Altogether the results reported in this paper are reassuring about our understanding of recent labour market dynamics.

First, we observe major adjustments of labor supply in response to the ageing of the popula­tion. In this respect, the persistent call of central banks for reforms has been either anticipated or answered to by politicians, labor market institutions, employers and workers. This increase in participation implies that potential output should have increased. If the participation of 20% of the working population (population aged 55 to 64 over population aged 20 to 64) has nearly doubled, it means that aggregate output potential should increase as well. It would increase by roughly 10% if the productivity of older worker grows in line with the one of other workers. It should increase by less than 10% if the productivity of older workers is slower. It will in any case grow as long as the productivity growth of these older workers is not too negative.

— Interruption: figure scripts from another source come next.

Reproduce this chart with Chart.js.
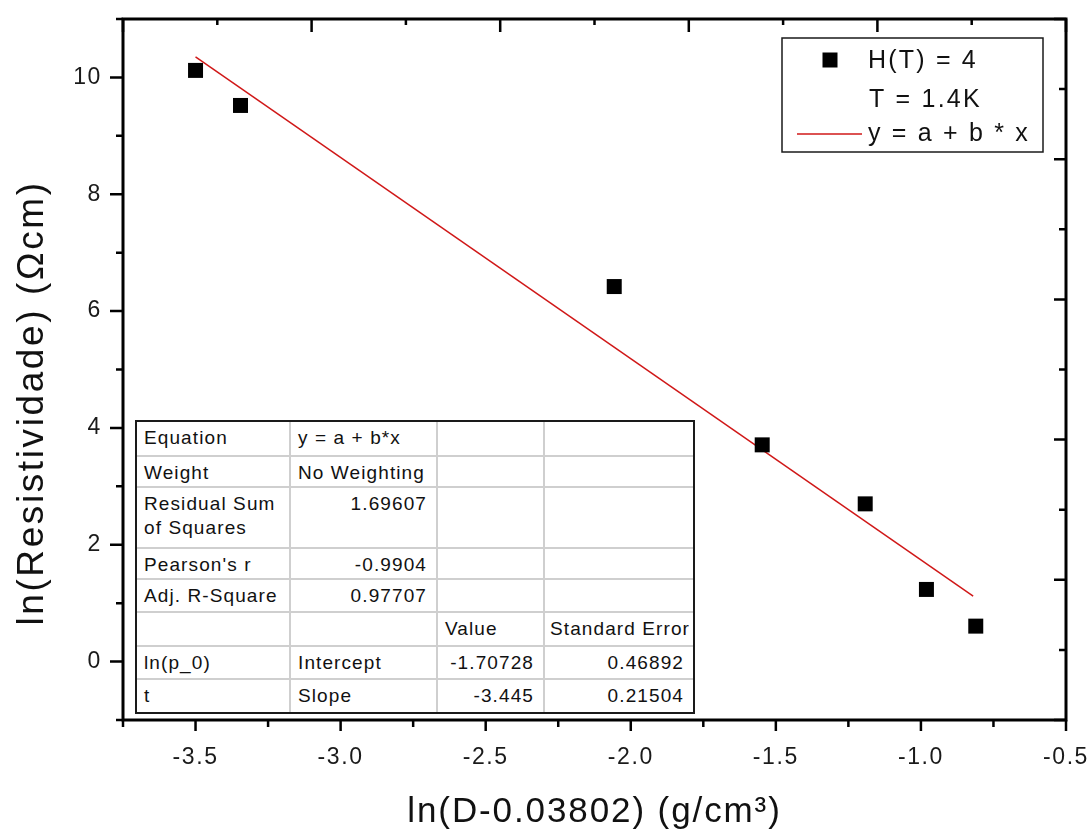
<!DOCTYPE html>
<html>
<head>
<meta charset="utf-8">
<script src="https://cdn.jsdelivr.net/npm/chart.js@4.4.1/dist/chart.umd.min.js"></script>
<style>
  body { margin: 0; background: #fff; overflow: hidden; }
  #wrap { position: relative; width: 1091px; height: 830px; }
  #grafico { position: absolute; left: 0; top: 0; }
  #tabela {
    position: absolute; left: 135px; top: 420px; width: 556px;
    border: 2px solid #1a1a1a; background: #fff;
    font-family: "Liberation Sans", Arial, sans-serif; font-size: 19px;
    letter-spacing: 1.1px; color: #111;
  }
  #tabela table { border-collapse: collapse; table-layout: fixed; width: 556px; }
  #tabela td {
    box-sizing: border-box;
    border: 2px solid #cfcfcf; padding: 4px 4px 0 7px;
    vertical-align: top; line-height: 24px; white-space: nowrap; overflow: hidden;
  }
  #tabela tr:first-child td { border-top: none; }
  #tabela tr:last-child td { border-bottom: none; }
  #tabela td:first-child { border-left: none; }
  #tabela td:last-child { border-right: none; padding-left: 5px; padding-right: 0; }
  #tabela td.num { text-align: right; padding-right: 9px; }
</style>
</head>
<body>
<div id="wrap">
  <canvas id="grafico" width="1091" height="830"></canvas>
  <div id="tabela"></div>
</div>
<script>
// dados
const xValores = [-3.5, -3.345, -2.057, -1.547, -1.192, -0.981, -0.811];
const yValores = [10.12, 9.52, 6.42, 3.71, 2.70, 1.235, 0.607];

// reta do ajuste (pontas)
const ajusteX = [-3.5, -0.82];
const ajusteY = [10.35, 1.12];

const xTicks = [-3.5, -3.0, -2.5, -2.0, -1.5, -1.0, -0.5];
const xTickLabels = ['-3.5', '-3.0', '-2.5', '-2.0', '-1.5', '-1.0', '-0.5'];
const yTicks = [0, 2, 4, 6, 8, 10];
const yTickLabels = ['0', '2', '4', '6', '8', '10'];

const legendaTextos = ['H(T) = 4', 'T = 1.4K', 'y = a + b * x'];
const tituloX = 'ln(D-0.03802) (g/cm³)';
const tituloY = 'ln(Resistividade) (Ωcm)';

// tabela do ajuste linear
const tabelaLinhas = [
  ['Equation', 'y = a + b*x', '', ''],
  ['Weight', 'No Weighting', '', ''],
  ['Residual Sum<br>of Squares', '1.69607', '', ''],
  ["Pearson's r", '-0.9904', '', ''],
  ['Adj. R-Square', '0.97707', '', ''],
  ['', '', 'Value', 'Standard Error'],
  ['ln(p_0)', 'Intercept', '-1.70728', '0.46892'],
  ['t', 'Slope', '-3.445', '0.21504']
];
const tabelaAlturas = [34, 31, 61, 31, 33, 34, 33, 33];
const tabelaLarguras = [153, 147, 107, 149];

const fonte = '"Liberation Sans", Arial, sans-serif';
const vermelho = '#d01818';

function montaTabela() {
  let html = '<table><colgroup>';
  tabelaLarguras.forEach(w => { html += '<col style="width:' + w + 'px">'; });
  html += '</colgroup>';
  tabelaLinhas.forEach((linha, i) => {
    html += '<tr style="height:' + tabelaAlturas[i] + 'px">';
    linha.forEach((cel) => {
      // numeros alinhados a direita
      const num = /^-?\d/.test(cel);
      html += '<td' + (num ? ' class="num"' : '') + ' style="height:' + tabelaAlturas[i] + 'px">' + cel + '</td>';
    });
    html += '</tr>';
  });
  html += '</table>';
  document.getElementById('tabela').innerHTML = html;
}
montaTabela();

// eixos, marcas e legenda desenhados a mao (estilo Origin)
const molduraPlugin = {
  id: 'moldura',
  beforeDraw(chart) {
    chart.ctx.letterSpacing = '1.6px';
  },
  afterDraw(chart) {
    const ctx = chart.ctx;
    const a = chart.chartArea;
    const sx = chart.scales.x;
    const sy = chart.scales.y;
    ctx.save();
    ctx.strokeStyle = '#000';
    ctx.lineWidth = 3;
    ctx.lineCap = 'square';
    ctx.strokeRect(a.left, a.top, a.right - a.left, a.bottom - a.top);

    ctx.lineWidth = 2.5;
    ctx.lineCap = 'butt';
    ctx.beginPath();
    // inferior: para fora
    for (let i = 0; i <= 13; i++) {
      const px = sx.getPixelForValue(-3.75 + i * 0.25);
      const len = i % 2 === 1 ? 11 : 7;
      ctx.moveTo(px, a.bottom); ctx.lineTo(px, a.bottom + len);
    }
    // esquerda: para fora
    for (let v = -1; v <= 11; v++) {
      const py = sy.getPixelForValue(v);
      const len = v % 2 === 0 ? 13 : 7;
      ctx.moveTo(a.left, py); ctx.lineTo(a.left - len, py);
    }
    // superior e direita: para dentro, 10 divisoes
    for (let i = 0; i <= 10; i++) {
      const px = a.left + (a.right - a.left) * i / 10;
      const lenT = i % 2 === 0 ? 13 : 6;
      ctx.moveTo(px, a.top); ctx.lineTo(px, a.top + lenT);
      const py = a.top + (a.bottom - a.top) * i / 10;
      const lenR = i % 2 === 0 ? 12 : 7;
      ctx.moveTo(a.right, py); ctx.lineTo(a.right - lenR, py);
    }
    ctx.stroke();

    // titulos
    ctx.fillStyle = '#111';
    ctx.font = '35px ' + fonte;
    ctx.letterSpacing = '1.9px';
    ctx.textAlign = 'center';
    ctx.textBaseline = 'alphabetic';
    ctx.fillText(tituloX, (a.left + a.right) / 2, 822);

    ctx.save();
    ctx.translate(43, 403);
    ctx.rotate(-Math.PI / 2);
    ctx.font = '37px ' + fonte;
    ctx.letterSpacing = '2.6px';
    ctx.fillText(tituloY, 0, 0);
    ctx.restore();

    // legenda
    ctx.lineWidth = 1.5;
    ctx.strokeStyle = '#1a1a1a';
    ctx.strokeRect(782, 38, 261, 114);
    ctx.fillStyle = '#000';
    ctx.fillRect(830 - 7.5, 60 - 7.5, 15, 15);
    ctx.strokeStyle = vermelho;
    ctx.beginPath();
    ctx.moveTo(797, 134); ctx.lineTo(862, 134);
    ctx.stroke();
    ctx.fillStyle = '#111';
    ctx.font = '25px ' + fonte;
    ctx.letterSpacing = '2.2px';
    ctx.textAlign = 'left';
    ctx.textBaseline = 'middle';
    ctx.fillText(legendaTextos[0], 868, 61);
    ctx.fillText(legendaTextos[1], 869, 100);
    ctx.fillText(legendaTextos[2], 868, 134);
    ctx.restore();
  }
};

const pontos = xValores.map((x, i) => ({ x: x, y: yValores[i] }));
const reta = ajusteX.map((x, i) => ({ x: x, y: ajusteY[i] }));

new Chart(document.getElementById('grafico').getContext('2d'), {
  type: 'scatter',
  data: {
    datasets: [
      {
        label: legendaTextos[0],
        data: pontos,
        pointStyle: 'rect',
        pointRadius: 10.6,
        pointBorderWidth: 0,
        backgroundColor: '#000',
        borderColor: '#000'
      },
      {
        label: legendaTextos[2],
        data: reta,
        showLine: true,
        pointRadius: 0,
        borderColor: vermelho,
        borderWidth: 1.5
      }
    ]
  },
  options: {
    responsive: false,
    animation: false,
    devicePixelRatio: 1,
    layout: { padding: { top: 19, right: 25, left: 0, bottom: 0 } },
    plugins: { legend: { display: false }, tooltip: { enabled: false } },
    scales: {
      x: {
        type: 'linear',
        min: -3.75,
        max: -0.5,
        grid: { display: false, drawTicks: false },
        border: { display: false },
        afterBuildTicks: (s) => { s.ticks = xTicks.map(v => ({ value: v })); },
        afterFit: (s) => { s.height = 110; s.paddingLeft = 0; s.paddingRight = 0; },
        ticks: {
          padding: 24,
          color: '#1a1a1a',
          font: { family: fonte, size: 23 },
          callback: (v, i) => xTickLabels[i]
        }
      },
      y: {
        type: 'linear',
        min: -1,
        max: 11,
        grid: { display: false, drawTicks: false },
        border: { display: false },
        afterBuildTicks: (s) => { s.ticks = yTicks.map(v => ({ value: v })); },
        afterFit: (s) => { s.width = 123; s.paddingTop = 0; s.paddingBottom = 0; },
        ticks: {
          padding: 21,
          color: '#1a1a1a',
          font: { family: fonte, size: 23 },
          callback: (v, i) => yTickLabels[i]
        }
      }
    }
  },
  plugins: [molduraPlugin]
});
</script>
</body>
</html>
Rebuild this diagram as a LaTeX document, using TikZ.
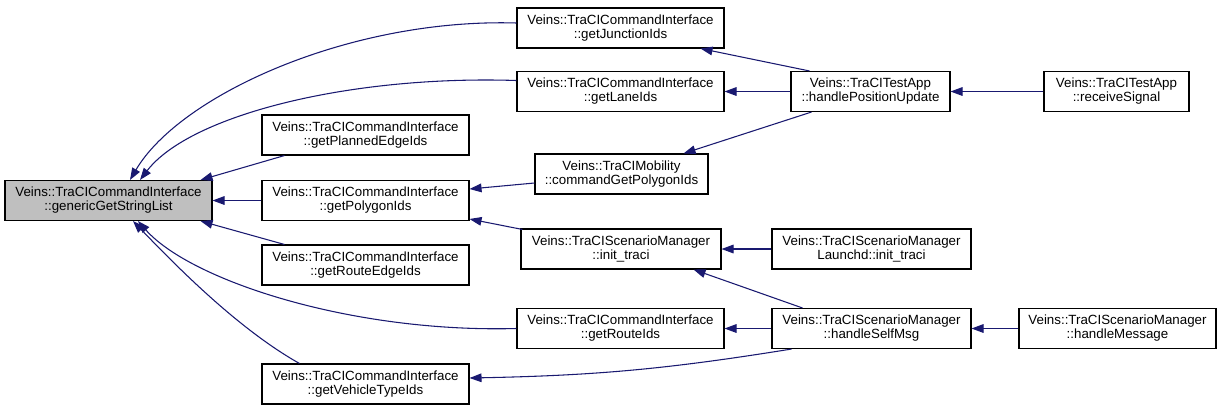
\documentclass[tikz,border=0pt]{standalone}
\usepackage{fontspec}
\setmainfont{Liberation Sans}
\usetikzlibrary{arrows.meta,calc}
\definecolor{edgecol}{HTML}{191970}
\definecolor{hilite}{HTML}{BFBFBF}
\begin{document}
\begin{tikzpicture}[x=0.75pt,y=-0.75pt,
  box/.style={draw=black, fill=white, line width=0.8pt, align=center,
    font=\fontsize{10}{10.5}\selectfont, inner sep=0pt,
    minimum height=30pt, minimum width=#1*0.75pt},
  cur/.style={box=#1, fill=hilite},
  edge/.style={draw=edgecol, line width=0.8pt,
    -{Triangle[length=9pt,width=6.5pt]}}]
\useasboundingbox (0,0) rectangle (1221,408);

\node[cur=207] (gen) at (108.5,200.5) {Veins::TraCICommandInterface\\::genericGetStringList};
\node[box=207] (jun) at (620.5,28) {Veins::TraCICommandInterface\\::getJunctionIds};
\node[box=207] (lane) at (620.5,91.5) {Veins::TraCICommandInterface\\::getLaneIds};
\node[box=207] (plan) at (365.5,135) {Veins::TraCICommandInterface\\::getPlannedEdgeIds};
\node[box=207] (poly) at (365.5,200.5) {Veins::TraCICommandInterface\\::getPolygonIds};
\node[box=207] (redge) at (365.5,265) {Veins::TraCICommandInterface\\::getRouteEdgeIds};
\node[box=207] (rid) at (620.5,328.5) {Veins::TraCICommandInterface\\::getRouteIds};
\node[box=207] (vt) at (365.5,384) {Veins::TraCICommandInterface\\::getVehicleTypeIds};
\node[box=173] (cmd) at (621.5,174) {Veins::TraCIMobility\\::commandGetPolygonIds};
\node[box=200] (init) at (621,249) {Veins::TraCIScenarioManager\\::init\_traci};
\node[box=159] (hpu) at (870.5,91.5) {Veins::TraCITestApp\\::handlePositionUpdate};
\node[box=145] (recv) at (1116.5,91.5) {Veins::TraCITestApp\\::receiveSignal};
\node[box=199] (lch) at (871.5,249) {Veins::TraCIScenarioManager\\Launchd::init\_traci};
\node[box=199] (sm) at (871.5,328.5) {Veins::TraCIScenarioManager\\::handleSelfMsg};
\node[box=197] (hm) at (1117.5,328.5) {Veins::TraCIScenarioManager\\::handleMessage};

% edges into genericGetStringList
\draw[edge] ($(jun.west)+(0,-5)$) .. controls (350,18) and (180,95) .. ($(gen.north)+(21.5,0)$);
\draw[edge] ($(lane.west)+(0,-11)$) .. controls (350,75) and (190,115) .. ($(gen.north)+(31.5,0)$);
\draw[edge] ($(plan.south west)+(23,0)$) -- ($(gen.north east)+(-12,0)$);
\draw[edge] (poly.west) -- (gen.east);
\draw[edge] ($(redge.north west)+(23,0)$) -- ($(gen.south east)+(-12,0)$);
\draw[edge] ($(rid.west)+(0,0)$) .. controls (350,333) and (190,280) .. ($(gen.south)+(29.5,0)$);
\draw[edge] ($(vt.north west)+(38,0)$) .. controls (240,330) and (180,270) .. ($(gen.south)+(24.5,0)$);

% second level
\draw[edge] ($(cmd.west)+(0,9)$) -- ($(poly.east)+(0,-11.5)$);
\draw[edge] ($(init.north west)+(2,1)$) -- ($(poly.east)+(0,18.5)$);
\draw[edge] ($(hpu.north west)+(19,0)$) -- ($(jun.south east)+(-24,0)$);
\draw[edge] (hpu.west) -- (lane.east);
\draw[edge] ($(hpu.south west)+(21,0)$) -- ($(cmd.north east)+(-25,0)$);
\draw[edge] (recv.west) -- (hpu.east);
\draw[edge] (lch.west) -- (init.east);
\draw[edge] ($(sm.north west)+(31,0)$) -- ($(init.south east)+(-28,0)$);
\draw[edge] (sm.west) -- (rid.east);
\draw[edge] ($(sm.south west)+(20,0)$) to[bend left=4] ($(vt.east)+(0,-6)$);
\draw[edge] (hm.west) -- (sm.east);
\end{tikzpicture}
\end{document}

Second, (wage) inflation remains very much driven by cyclical forces and therefore it can be influenced by monetary policies. This result should be taken into account by those who fear that the “Phillips curve” transmission of monetary policy to inflation is broken. Central banks who spur activity and employment will eventually harvest domestic wage inflation, and, in all likelihood, inflation of goods and services.

Third, it is not clear yet how high participation rates of older workers will go. We are prob­ably undergoing a very long transition and we don’t know when it will end. But as long as this transition implies a larger slack than measured by the unemployment rate, the economy operates below its "NAIRU" potential. Taking a broader perspective, it seems that unemployment has not been a comprehensive indicator of labor market slack.